-- TASK DETAILS --
Write out the entire listing below exactly, with the pictures left out.

>>>>>

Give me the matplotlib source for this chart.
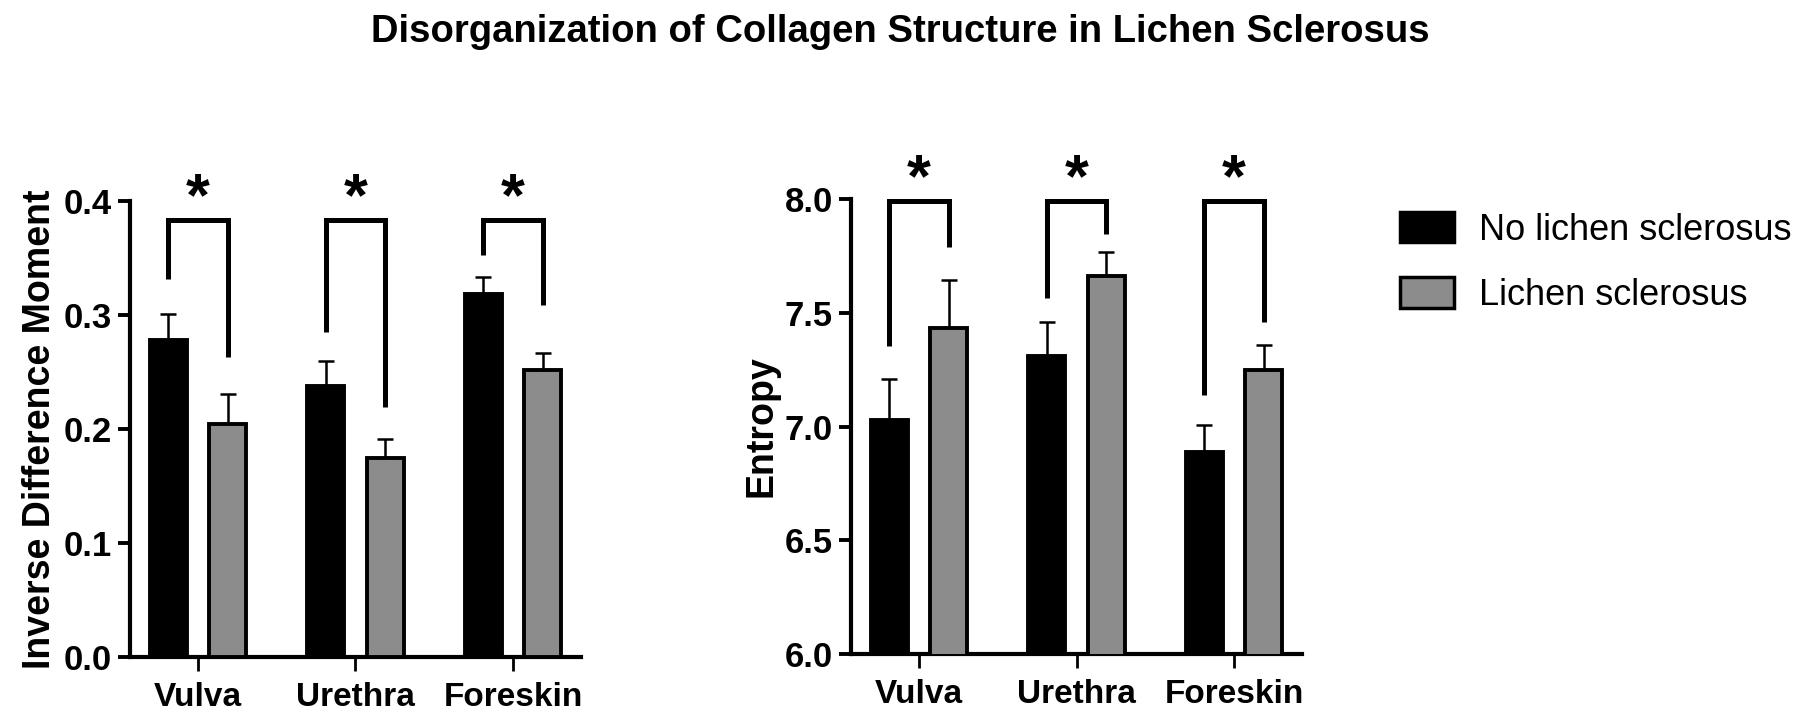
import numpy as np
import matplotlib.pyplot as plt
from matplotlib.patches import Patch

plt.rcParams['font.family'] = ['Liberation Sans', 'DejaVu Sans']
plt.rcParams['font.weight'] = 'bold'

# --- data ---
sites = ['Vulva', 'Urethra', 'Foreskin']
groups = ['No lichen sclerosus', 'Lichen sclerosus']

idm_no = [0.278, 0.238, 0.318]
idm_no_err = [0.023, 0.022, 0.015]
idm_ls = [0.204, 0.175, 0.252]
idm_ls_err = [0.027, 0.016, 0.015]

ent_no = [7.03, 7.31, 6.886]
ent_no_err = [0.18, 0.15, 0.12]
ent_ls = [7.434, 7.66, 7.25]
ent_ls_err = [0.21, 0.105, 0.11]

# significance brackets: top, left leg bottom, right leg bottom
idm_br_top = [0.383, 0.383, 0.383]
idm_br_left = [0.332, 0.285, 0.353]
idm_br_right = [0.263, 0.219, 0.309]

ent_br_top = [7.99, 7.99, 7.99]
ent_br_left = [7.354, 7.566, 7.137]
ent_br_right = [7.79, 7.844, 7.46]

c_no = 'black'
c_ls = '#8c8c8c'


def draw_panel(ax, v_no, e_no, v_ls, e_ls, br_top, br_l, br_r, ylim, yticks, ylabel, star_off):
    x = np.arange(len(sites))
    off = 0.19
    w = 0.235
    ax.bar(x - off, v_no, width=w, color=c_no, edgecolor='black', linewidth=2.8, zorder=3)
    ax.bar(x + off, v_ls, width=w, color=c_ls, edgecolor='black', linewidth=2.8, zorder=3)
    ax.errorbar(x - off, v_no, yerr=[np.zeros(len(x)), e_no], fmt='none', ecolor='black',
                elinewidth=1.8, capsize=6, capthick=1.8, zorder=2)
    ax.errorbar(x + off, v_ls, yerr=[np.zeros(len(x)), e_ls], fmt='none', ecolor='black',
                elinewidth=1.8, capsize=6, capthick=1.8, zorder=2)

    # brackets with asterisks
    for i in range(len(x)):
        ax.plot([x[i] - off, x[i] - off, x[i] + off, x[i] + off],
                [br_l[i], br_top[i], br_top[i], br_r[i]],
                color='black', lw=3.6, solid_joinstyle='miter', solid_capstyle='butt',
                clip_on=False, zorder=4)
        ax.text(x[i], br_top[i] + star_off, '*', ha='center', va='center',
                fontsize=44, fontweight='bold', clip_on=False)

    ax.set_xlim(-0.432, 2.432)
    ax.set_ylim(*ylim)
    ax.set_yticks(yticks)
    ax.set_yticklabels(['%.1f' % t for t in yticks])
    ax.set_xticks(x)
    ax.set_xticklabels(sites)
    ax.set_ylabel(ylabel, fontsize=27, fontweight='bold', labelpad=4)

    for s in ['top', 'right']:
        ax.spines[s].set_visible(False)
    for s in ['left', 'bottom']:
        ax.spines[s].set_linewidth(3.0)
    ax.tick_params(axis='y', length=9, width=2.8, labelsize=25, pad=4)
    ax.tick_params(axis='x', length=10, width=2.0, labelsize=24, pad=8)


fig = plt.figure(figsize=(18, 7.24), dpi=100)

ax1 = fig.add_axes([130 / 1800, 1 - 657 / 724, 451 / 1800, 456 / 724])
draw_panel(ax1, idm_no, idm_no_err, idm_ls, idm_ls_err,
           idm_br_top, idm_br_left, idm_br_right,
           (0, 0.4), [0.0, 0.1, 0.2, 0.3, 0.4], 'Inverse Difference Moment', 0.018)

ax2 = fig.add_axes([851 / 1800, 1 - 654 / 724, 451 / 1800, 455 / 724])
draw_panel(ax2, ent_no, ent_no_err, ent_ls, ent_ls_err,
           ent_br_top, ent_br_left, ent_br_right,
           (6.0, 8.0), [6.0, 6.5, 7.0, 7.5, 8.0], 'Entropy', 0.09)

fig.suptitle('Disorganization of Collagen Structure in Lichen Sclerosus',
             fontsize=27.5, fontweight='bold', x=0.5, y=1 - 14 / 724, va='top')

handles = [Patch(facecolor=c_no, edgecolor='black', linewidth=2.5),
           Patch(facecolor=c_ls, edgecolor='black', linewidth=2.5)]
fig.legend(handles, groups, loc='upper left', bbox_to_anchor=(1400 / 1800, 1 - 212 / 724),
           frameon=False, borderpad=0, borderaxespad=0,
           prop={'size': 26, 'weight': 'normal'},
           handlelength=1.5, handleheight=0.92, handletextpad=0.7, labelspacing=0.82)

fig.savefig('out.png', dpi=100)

<<<<<

-- PROBLEM SOLUTION --
Give me the matplotlib source for this chart.
import numpy as np
import matplotlib.pyplot as plt
from matplotlib.patches import Patch

plt.rcParams['font.family'] = ['Liberation Sans', 'DejaVu Sans']
plt.rcParams['font.weight'] = 'bold'

# --- data ---
sites = ['Vulva', 'Urethra', 'Foreskin']
groups = ['No lichen sclerosus', 'Lichen sclerosus']

idm_no = [0.278, 0.238, 0.318]
idm_no_err = [0.023, 0.022, 0.015]
idm_ls = [0.204, 0.175, 0.252]
idm_ls_err = [0.027, 0.016, 0.015]

ent_no = [7.03, 7.31, 6.886]
ent_no_err = [0.18, 0.15, 0.12]
ent_ls = [7.434, 7.66, 7.25]
ent_ls_err = [0.21, 0.105, 0.11]

# significance brackets: top, left leg bottom, right leg bottom
idm_br_top = [0.383, 0.383, 0.383]
idm_br_left = [0.332, 0.285, 0.353]
idm_br_right = [0.263, 0.219, 0.309]

ent_br_top = [7.99, 7.99, 7.99]
ent_br_left = [7.354, 7.566, 7.137]
ent_br_right = [7.79, 7.844, 7.46]

c_no = 'black'
c_ls = '#8c8c8c'


def draw_panel(ax, v_no, e_no, v_ls, e_ls, br_top, br_l, br_r, ylim, yticks, ylabel, star_off):
    x = np.arange(len(sites))
    off = 0.19
    w = 0.235
    ax.bar(x - off, v_no, width=w, color=c_no, edgecolor='black', linewidth=2.8, zorder=3)
    ax.bar(x + off, v_ls, width=w, color=c_ls, edgecolor='black', linewidth=2.8, zorder=3)
    ax.errorbar(x - off, v_no, yerr=[np.zeros(len(x)), e_no], fmt='none', ecolor='black',
                elinewidth=1.8, capsize=6, capthick=1.8, zorder=2)
    ax.errorbar(x + off, v_ls, yerr=[np.zeros(len(x)), e_ls], fmt='none', ecolor='black',
                elinewidth=1.8, capsize=6, capthick=1.8, zorder=2)

    # brackets with asterisks
    for i in range(len(x)):
        ax.plot([x[i] - off, x[i] - off, x[i] + off, x[i] + off],
                [br_l[i], br_top[i], br_top[i], br_r[i]],
                color='black', lw=3.6, solid_joinstyle='miter', solid_capstyle='butt',
                clip_on=False, zorder=4)
        ax.text(x[i], br_top[i] + star_off, '*', ha='center', va='center',
                fontsize=44, fontweight='bold', clip_on=False)

    ax.set_xlim(-0.432, 2.432)
    ax.set_ylim(*ylim)
    ax.set_yticks(yticks)
    ax.set_yticklabels(['%.1f' % t for t in yticks])
    ax.set_xticks(x)
    ax.set_xticklabels(sites)
    ax.set_ylabel(ylabel, fontsize=27, fontweight='bold', labelpad=4)

    for s in ['top', 'right']:
        ax.spines[s].set_visible(False)
    for s in ['left', 'bottom']:
        ax.spines[s].set_linewidth(3.0)
    ax.tick_params(axis='y', length=9, width=2.8, labelsize=25, pad=4)
    ax.tick_params(axis='x', length=10, width=2.0, labelsize=24, pad=8)


fig = plt.figure(figsize=(18, 7.24), dpi=100)

ax1 = fig.add_axes([130 / 1800, 1 - 657 / 724, 451 / 1800, 456 / 724])
draw_panel(ax1, idm_no, idm_no_err, idm_ls, idm_ls_err,
           idm_br_top, idm_br_left, idm_br_right,
           (0, 0.4), [0.0, 0.1, 0.2, 0.3, 0.4], 'Inverse Difference Moment', 0.018)

ax2 = fig.add_axes([851 / 1800, 1 - 654 / 724, 451 / 1800, 455 / 724])
draw_panel(ax2, ent_no, ent_no_err, ent_ls, ent_ls_err,
           ent_br_top, ent_br_left, ent_br_right,
           (6.0, 8.0), [6.0, 6.5, 7.0, 7.5, 8.0], 'Entropy', 0.09)

fig.suptitle('Disorganization of Collagen Structure in Lichen Sclerosus',
             fontsize=27.5, fontweight='bold', x=0.5, y=1 - 14 / 724, va='top')

handles = [Patch(facecolor=c_no, edgecolor='black', linewidth=2.5),
           Patch(facecolor=c_ls, edgecolor='black', linewidth=2.5)]
fig.legend(handles, groups, loc='upper left', bbox_to_anchor=(1400 / 1800, 1 - 212 / 724),
           frameon=False, borderpad=0, borderaxespad=0,
           prop={'size': 26, 'weight': 'normal'},
           handlelength=1.5, handleheight=0.92, handletextpad=0.7, labelspacing=0.82)

fig.savefig('out.png', dpi=100)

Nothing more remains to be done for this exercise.